» **Set exercise**
Check each line below for the word "this" and give the number of lines that have it, nothing more.

» **Task data**
+++++

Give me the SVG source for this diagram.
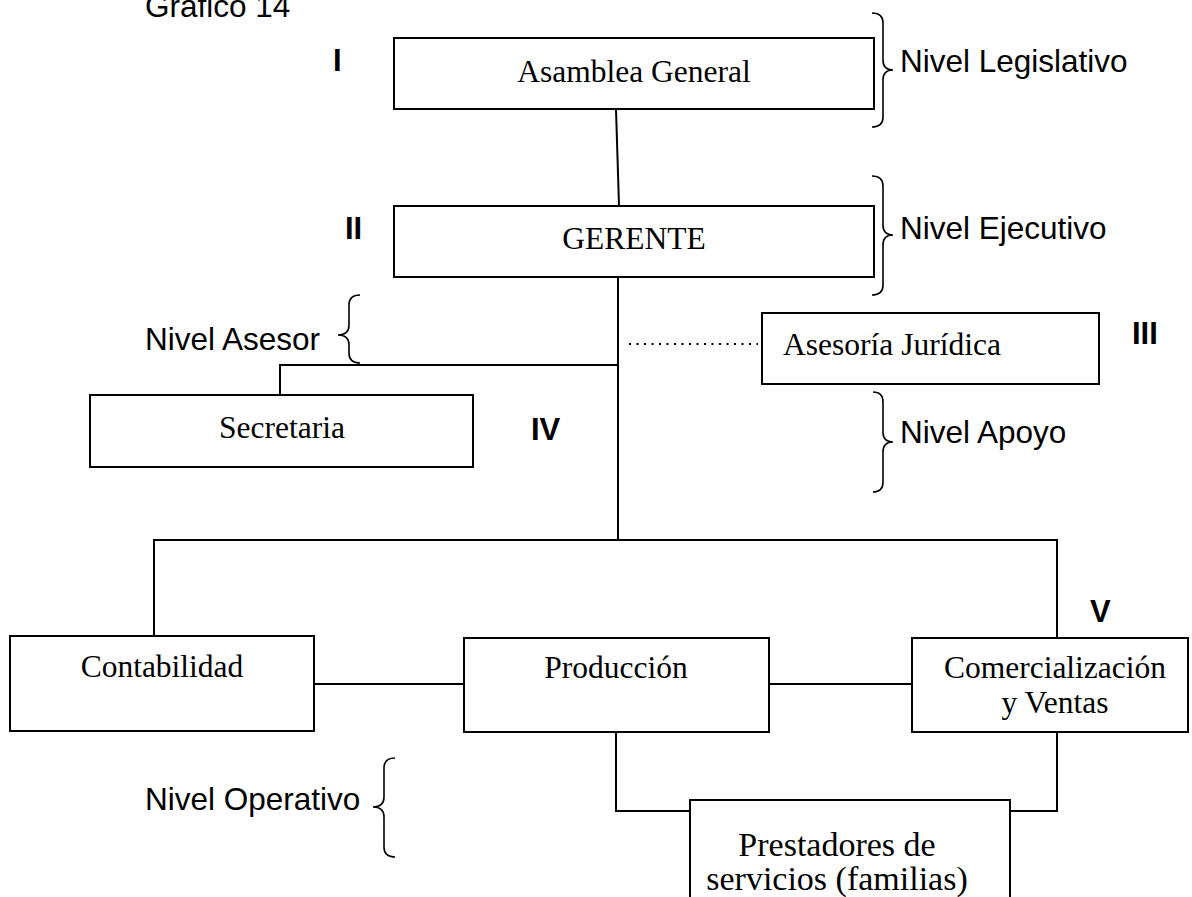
<svg xmlns="http://www.w3.org/2000/svg" width="1192" height="897" viewBox="0 0 1192 897">
  <style>
    .box { fill: #fff; stroke: #000; stroke-width: 2; }
    .ln { fill: none; stroke: #000; stroke-width: 2; }
    .dot { fill: none; stroke: #000; stroke-width: 1.8; stroke-dasharray: 2 5.5; }
    .brace { fill: none; stroke: #000; stroke-width: 1.6; }
    .serif { font-family: "Liberation Serif", "Times New Roman", serif; font-size: 31.5px; fill: #000; text-anchor: middle; }
    .serif.big { font-size: 34px; }
    .sans { font-family: "Liberation Sans", Arial, sans-serif; font-size: 31.5px; fill: #000; }
    .num { font-family: "Liberation Sans", Arial, sans-serif; font-size: 31px; font-weight: bold; fill: #000; }
  </style>
  <rect width="1192" height="897" fill="#fff"/>

  <!-- caption and level labels -->
  <text class="sans" x="145" y="17">Grafico 14</text>
  <text class="num" x="333" y="71">I</text>
  <text class="num" x="345" y="239">II</text>
  <text class="num" x="1132" y="344">III</text>
  <text class="num" x="531" y="440">IV</text>
  <text class="num" x="1090" y="622">V</text>

  <text class="sans" x="900" y="72">Nivel Legislativo</text>
  <text class="sans" x="900" y="239">Nivel Ejecutivo</text>
  <text class="sans" x="145" y="350">Nivel Asesor</text>
  <text class="sans" x="900" y="443">Nivel Apoyo</text>
  <text class="sans" x="145" y="810">Nivel Operativo</text>

  <!-- braces -->
  <g id="braces">
    <path class="brace" d="M872 13 Q883 13 883 23 L883 60 Q883 70 893 70 Q883 70 883 80 L883 117 Q883 127 872 127"/>
    <path class="brace" d="M872 176 Q883 176 883 186 L883 225 Q883 235 893 235 Q883 235 883 245 L883 285 Q883 295 872 295"/>
    <path class="brace" d="M873 392 Q883 392 883 402 L883 432 Q883 442 893 442 Q883 442 883 452 L883 482 Q883 492 873 492"/>
    <path class="brace" d="M360 295 Q349 295 349 305 L349 325 Q349 335 338 335 Q349 335 349 345 L349 353 Q349 363 360 363"/>
    <path class="brace" d="M395 758 Q384 758 384 768 L384 797 Q384 807 373 807 Q384 807 384 817 L384 847 Q384 857 395 857"/>
  </g>

  <!-- connectors -->
  <g id="connectors">
    <line class="ln" x1="616" y1="109" x2="619" y2="206"/>
    <line class="ln" x1="618" y1="277" x2="618" y2="541"/>
    <polyline class="ln" points="618,365 280,365 280,395"/>
    <line class="dot" x1="629" y1="344" x2="758" y2="344"/>
    <polyline class="ln" points="154,636 154,540 1057,540 1057,638"/>
    <line class="ln" x1="314" y1="684" x2="464" y2="684"/>
    <line class="ln" x1="769" y1="684" x2="912" y2="684"/>
    <polyline class="ln" points="616,732 616,811 690,811"/>
    <polyline class="ln" points="1057,732 1057,811 1010,811"/>
  </g>

  <!-- nodes -->
  <g id="asamblea">
    <rect class="box" x="394" y="38" width="480" height="71"/>
    <text class="serif" x="634" y="82">Asamblea General</text>
  </g>
  <g id="gerente">
    <rect class="box" x="394" y="206" width="480" height="71"/>
    <text class="serif" x="634" y="249">GERENTE</text>
  </g>
  <g id="asesoria">
    <rect class="box" x="762" y="313" width="337" height="71"/>
    <text class="serif" x="892" y="355">Asesoría Jurídica</text>
  </g>
  <g id="secretaria">
    <rect class="box" x="90" y="395" width="383" height="72"/>
    <text class="serif" x="282" y="438">Secretaria</text>
  </g>
  <g id="contabilidad">
    <rect class="box" x="10" y="636" width="304" height="95"/>
    <text class="serif" x="162" y="677">Contabilidad</text>
  </g>
  <g id="produccion">
    <rect class="box" x="464" y="638" width="305" height="94"/>
    <text class="serif" x="616" y="678">Producción</text>
  </g>
  <g id="comercializacion">
    <rect class="box" x="912" y="638" width="276" height="94"/>
    <text class="serif" x="1055" y="678">Comercialización</text>
    <text class="serif" x="1055" y="713">y Ventas</text>
  </g>
  <g id="prestadores">
    <rect class="box" x="690" y="800" width="320" height="104"/>
    <text class="serif big" x="837" y="856">Prestadores de</text>
    <text class="serif big" x="837" y="890">servicios (familias)</text>
  </g>
</svg>
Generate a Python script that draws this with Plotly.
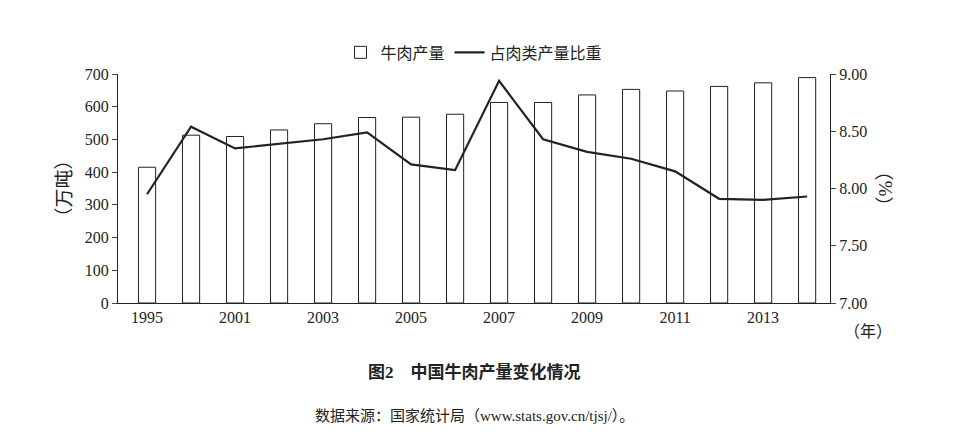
import plotly.graph_objects as go

years = ["1995", "2000", "2001", "2002", "2003", "2004", "2005", "2006",
         "2007", "2008", "2009", "2010", "2011", "2012", "2013", "2014"]
beef_output = [415, 513, 509, 529, 548, 567, 568, 577,
               613, 613, 636, 653, 648, 662, 673, 689]
share_pct = [7.95, 8.54, 8.35, 8.39, 8.43, 8.49, 8.21, 8.16,
             8.94, 8.43, 8.32, 8.26, 8.15, 7.91, 7.90, 7.93]
tick_labels = ["1995", "", "2001", "", "2003", "", "2005", "",
               "2007", "", "2009", "", "2011", "", "2013", ""]

FONT = "Liberation Serif, Noto Sans CJK SC"
x = list(range(len(years)))

fig = go.Figure()
fig.add_trace(go.Bar(x=x, y=beef_output, name="牛肉产量", width=0.39,
                     marker=dict(color="white", line=dict(color="#222", width=1))))
fig.add_trace(go.Scatter(x=x, y=share_pct, name="占肉类产量比重", yaxis="y2",
                         mode="lines", line=dict(color="#222", width=2.2)))

fig.update_layout(
    width=971, height=438, plot_bgcolor="white", paper_bgcolor="white",
    margin=dict(l=110, r=149, t=66, b=143, autoexpand=False),
    font=dict(family=FONT, size=16, color="#222"),
    showlegend=True,
    legend=dict(orientation="h", x=0.5, xanchor="center", y=1.02, yanchor="bottom",
                font=dict(size=16)),
    xaxis=dict(range=[-0.66, 15.52], tickmode="array", tickvals=x, ticktext=tick_labels,
               showline=True, linecolor="#222", showgrid=False, ticks=""),
    yaxis=dict(range=[0, 700], dtick=100, showline=True, linecolor="#222",
               ticks="outside", ticklen=5, showgrid=False,
               title=dict(text="（万吨）", standoff=8)),
    yaxis2=dict(range=[7, 9], dtick=0.5, tickformat=".2f", overlaying="y", side="right",
                showline=True, linecolor="#222", ticks="outside", ticklen=5, showgrid=False,
                title=dict(text="（%）", standoff=12)),
    annotations=[
        dict(text="（年）", x=1.09, y=-0.08, xref="paper", yref="paper",
             showarrow=False, yanchor="top", font=dict(size=16)),
        dict(text="<b>图2　中国牛肉产量变化情况</b>", x=0.5, y=-0.25, xref="paper", yref="paper",
             showarrow=False, yanchor="top", font=dict(size=17)),
        dict(text="数据来源：国家统计局（www.stats.gov.cn/tjsj/）。", x=0.5, y=-0.45,
             xref="paper", yref="paper", showarrow=False, yanchor="top", font=dict(size=15)),
    ],
)

fig.write_html("out.html")
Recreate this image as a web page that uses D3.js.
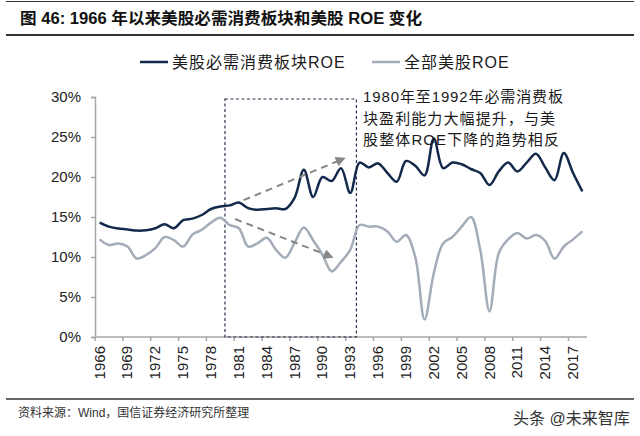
<!DOCTYPE html>
<html>
<head>
<meta charset="utf-8">
<script src="https://cdn.jsdelivr.net/npm/d3@7"></script>
<style>
body { margin: 0; background: #fff; }
text { font-family: "Liberation Sans", Arial, "Noto Sans CJK SC", sans-serif; }
</style>
</head>
<body>
<div id="chart"></div>
<script>
// data (ROE, %)
var years = d3.range(1966, 2019);
var staplesRoe = [14.3, 13.8, 13.55, 13.45, 13.3, 13.35, 13.6, 14.1, 13.6, 14.6,
    14.8, 15.25, 16.0, 16.3, 16.45, 16.8, 16.1, 15.9, 16.0, 16.1,
    16.0, 17.4, 20.9, 17.5, 20.0, 19.5, 21.1, 18.0, 21.8, 21.2,
    21.7, 20.5, 19.4, 22.0, 21.4, 20.2, 24.8, 21.1, 21.8, 21.6,
    21.0, 20.5, 19.0, 20.7, 21.8, 20.7, 21.8, 22.9, 21.2, 19.6,
    23.0, 20.5, 18.2];
var marketRoe = [12.2, 11.5, 11.7, 11.3, 9.8, 10.25, 11.1, 12.5, 12.1, 11.3,
    12.8, 13.4, 14.3, 14.9, 14.0, 13.6, 11.3, 11.7, 12.4, 10.9,
    9.9, 11.8, 13.7, 12.1, 10.3, 8.2, 9.4, 10.9, 14.0, 13.8,
    13.8, 13.2, 11.9, 12.75, 10.0, 2.2, 8.0, 11.7, 12.5, 13.8,
    15.0, 10.9, 3.2, 10.5, 12.2, 13.0, 12.3, 12.75, 12.0, 9.8,
    11.3, 12.2, 13.2];
var seriesNames = ["美股必需消费板块ROE", "全部美股ROE"];
var yTicks = [0, 5, 10, 15, 20, 25, 30];
var xTickYears = d3.range(1966, 2018, 3);
var noteLines = ["1980年至1992年必需消费板", "块盈利能力大幅提升，与美", "股整体ROE下降的趋势相反"];

var svgWidth = 640, svgHeight = 436;
var plot = { left: 95, right: 587, top: 97, bottom: 337 };
var darkColor = "#13294b", greyColor = "#a3acb8", axisColor = "#a6a6a6";

var svg = d3.select("#chart").append("svg")
    .attr("width", svgWidth)
    .attr("height", svgHeight);

var defs = svg.append("defs");
defs.append("marker")
    .attr("id", "arrow")
    .attr("viewBox", "0 0 10 10")
    .attr("refX", 8).attr("refY", 5)
    .attr("markerWidth", 5).attr("markerHeight", 5)
    .attr("markerUnits", "strokeWidth")
    .attr("orient", "auto")
    .append("path")
    .attr("d", "M0,0 L10,5 L0,10 Z")
    .attr("fill", "#878787");

// title block
svg.append("line").attr("x1", 6).attr("x2", 634).attr("y1", 1.5).attr("y2", 1.5)
    .attr("stroke", "#333").attr("stroke-width", 1);
svg.append("text")
    .attr("x", 20).attr("y", 24)
    .attr("font-size", 16).attr("font-weight", "bold").attr("fill", "#111")
    .attr("textLength", 402).attr("lengthAdjust", "spacingAndGlyphs")
    .text("图 46: 1966 年以来美股必需消费板块和美股 ROE 变化");
svg.append("line").attr("x1", 6).attr("x2", 634).attr("y1", 35).attr("y2", 35)
    .attr("stroke", "#333").attr("stroke-width", 2);

// scales
var x = d3.scaleBand().domain(years).range([plot.left, plot.right]);
var bw = x.bandwidth();
var xc = function (yr) { return x(yr) + bw / 2; };
var y = d3.scaleLinear().domain([0, 30]).range([plot.bottom, plot.top]);

// y axis
var yAxis = d3.axisLeft(y).tickValues(yTicks).tickSize(4).tickPadding(10)
    .tickFormat(function (d) { return d + "%"; });
var yG = svg.append("g").attr("transform", "translate(" + plot.left + ",0)").call(yAxis);
yG.select(".domain").attr("stroke", axisColor).attr("stroke-width", 1.5);
yG.selectAll(".tick line").attr("stroke", axisColor).attr("stroke-width", 1.5);
yG.selectAll(".tick text").attr("font-size", 15).attr("fill", "#222")
    .attr("font-family", "Liberation Sans, Arial, sans-serif");

// x axis
var xG = svg.append("g");
xG.append("line")
    .attr("x1", plot.left).attr("x2", plot.right)
    .attr("y1", plot.bottom).attr("y2", plot.bottom)
    .attr("stroke", axisColor).attr("stroke-width", 1.5);
xG.selectAll(".xtick").data(xTickYears).enter().append("line")
    .attr("x1", function (d) { return x(d); }).attr("x2", function (d) { return x(d); })
    .attr("y1", plot.bottom).attr("y2", plot.bottom + 4)
    .attr("stroke", axisColor).attr("stroke-width", 1.5);
xG.selectAll(".xlabel").data(xTickYears).enter().append("text")
    .attr("transform", function (d) { return "translate(" + (xc(d) + 5) + "," + (plot.bottom + 9) + ") rotate(-90)"; })
    .attr("text-anchor", "end")
    .attr("font-size", 15).attr("fill", "#222")
    .text(function (d) { return d; });

// dashed box 1980-1993
svg.append("rect")
    .attr("x", x(1980)).attr("y", y(29.75))
    .attr("width", x(1994) + 1.5 - x(1980)).attr("height", y(0) - y(29.75))
    .attr("fill", "none").attr("stroke", "#26334d")
    .attr("stroke-width", 1.2).attr("stroke-dasharray", "3,2.5");

// lines
var line = d3.line()
    .x(function (d) { return xc(d[0]); })
    .y(function (d) { return y(d[1]); })
    .curve(d3.curveCatmullRom.alpha(0.5));

svg.append("path")
    .datum(d3.zip(years, marketRoe))
    .attr("d", line)
    .attr("fill", "none").attr("stroke", greyColor).attr("stroke-width", 2.5);
svg.append("path")
    .datum(d3.zip(years, staplesRoe))
    .attr("d", line)
    .attr("fill", "none").attr("stroke", darkColor).attr("stroke-width", 2.5);

// trend arrows (year, %)
var arrows = [
    [[1981.5, 17.1], [1992.3, 22.3]],
    [[1980.6, 14.75], [1991.0, 10.0]]
];
svg.selectAll(".arrow").data(arrows).enter().append("line")
    .attr("x1", function (d) { return x(1966) + (d[0][0] - 1966 + 0.5) * bw; })
    .attr("y1", function (d) { return y(d[0][1]); })
    .attr("x2", function (d) { return x(1966) + (d[1][0] - 1966 + 0.5) * bw; })
    .attr("y2", function (d) { return y(d[1][1]); })
    .attr("stroke", "#878787").attr("stroke-width", 2)
    .attr("stroke-dasharray", "7,5")
    .attr("marker-end", "url(#arrow)");

// note
var noteWidths = [200, 192, 196];
svg.selectAll(".note").data(noteLines).enter().append("text")
    .attr("x", 363)
    .attr("y", function (d, i) { return 102 + i * 21.7; })
    .attr("font-size", 15).attr("fill", "#1a1a1a")
    .attr("textLength", function (d, i) { return noteWidths[i]; })
    .attr("lengthAdjust", "spacing")
    .text(function (d) { return d; });

// legend
var legend = svg.append("g").attr("transform", "translate(0,62)");
var legendItems = [
    { name: seriesNames[0], color: darkColor, x: 140 },
    { name: seriesNames[1], color: greyColor, x: 372 }
];
legendItems.forEach(function (it) {
    legend.append("line")
        .attr("x1", it.x).attr("x2", it.x + 28).attr("y1", 0).attr("y2", 0)
        .attr("stroke", it.color).attr("stroke-width", 2.5);
    legend.append("text")
        .attr("x", it.x + 32).attr("y", 6)
        .attr("font-size", 16).attr("letter-spacing", 1).attr("fill", "#1a1a1a")
        .text(it.name);
});

// footer
svg.append("line").attr("x1", 6).attr("x2", 634).attr("y1", 399).attr("y2", 399)
    .attr("stroke", "#333").attr("stroke-width", 1.5);
svg.append("text")
    .attr("x", 18).attr("y", 417)
    .attr("font-size", 12).attr("fill", "#333")
    .text("资料来源：Wind，国信证券经济研究所整理");
svg.append("text")
    .attr("x", 513).attr("y", 424)
    .attr("font-size", 16).attr("fill", "#333")
    .text("头条 @未来智库");
</script>
</body>
</html>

+++++

» **Exercise response**
3